Marsh: Exactly. And I get it. Staples has already done his due diligence. He’s already made good albums if not outright great albums and he can just coast now in a level of listenability for the rest of his life, and still get scores of 7.0-7.9, still get fans, still play shows, and do whatever he wants to do, but if you’re gonna make a political rap rock album, then do better.
Eli: Any closing thoughts?
Marsh: It’s not the worst rap album I’ve heard this year. It’s better than Drake’s three albums. But look, if this album starts a trend about music being a little smarter, then I’m all for it, but we all know that’s not going to happen. So unfortunately, it’s just another new thing to listen to and promptly never think about again.
Eli: People are calling me a shit writer, whatever, I don’t care, but I really do think it’s a broader point among fellow critics that people don’t treat these artists who are already beloved with the proper critique that they should, and it just puts it all into a blender and then you can hit the kind of cornball-type people with scores and everyone laughs, like finally turning on Taylor. And it’s like, where is your sense of…
Marsh: Duty?
Eli: Actual fervor. Because if you don’t have any sort of robust standards and just go with this grain, music criticism just becomes bland and corporatized, even if you’re not getting paid under the table or whatever.
Marsh: It’s been like that for a while.

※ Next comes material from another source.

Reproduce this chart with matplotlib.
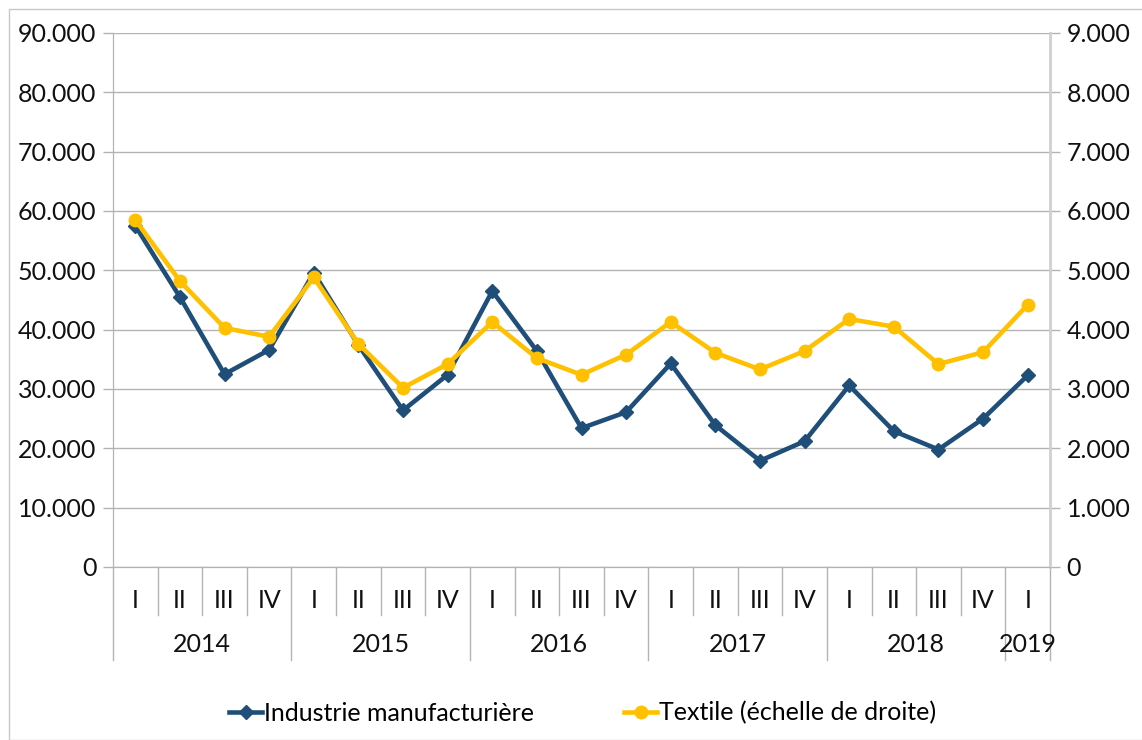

You hit the nail with the hammer. No critic is willing to call out anybody unless they’re easy targets. So then you get this gray zone where everything is good. Everything is very acceptable and very good to listen to. And sure! Everything sounds fine. The new album sounds fine. That’s the bare minimum! Let me tell you a secret, all music sounds good now. You know why? Because all of tech makes it so. All these producers and sound engineers are available to help your music sound good. So of course, everything sounds listenable! But that’s not enough. Have better standards.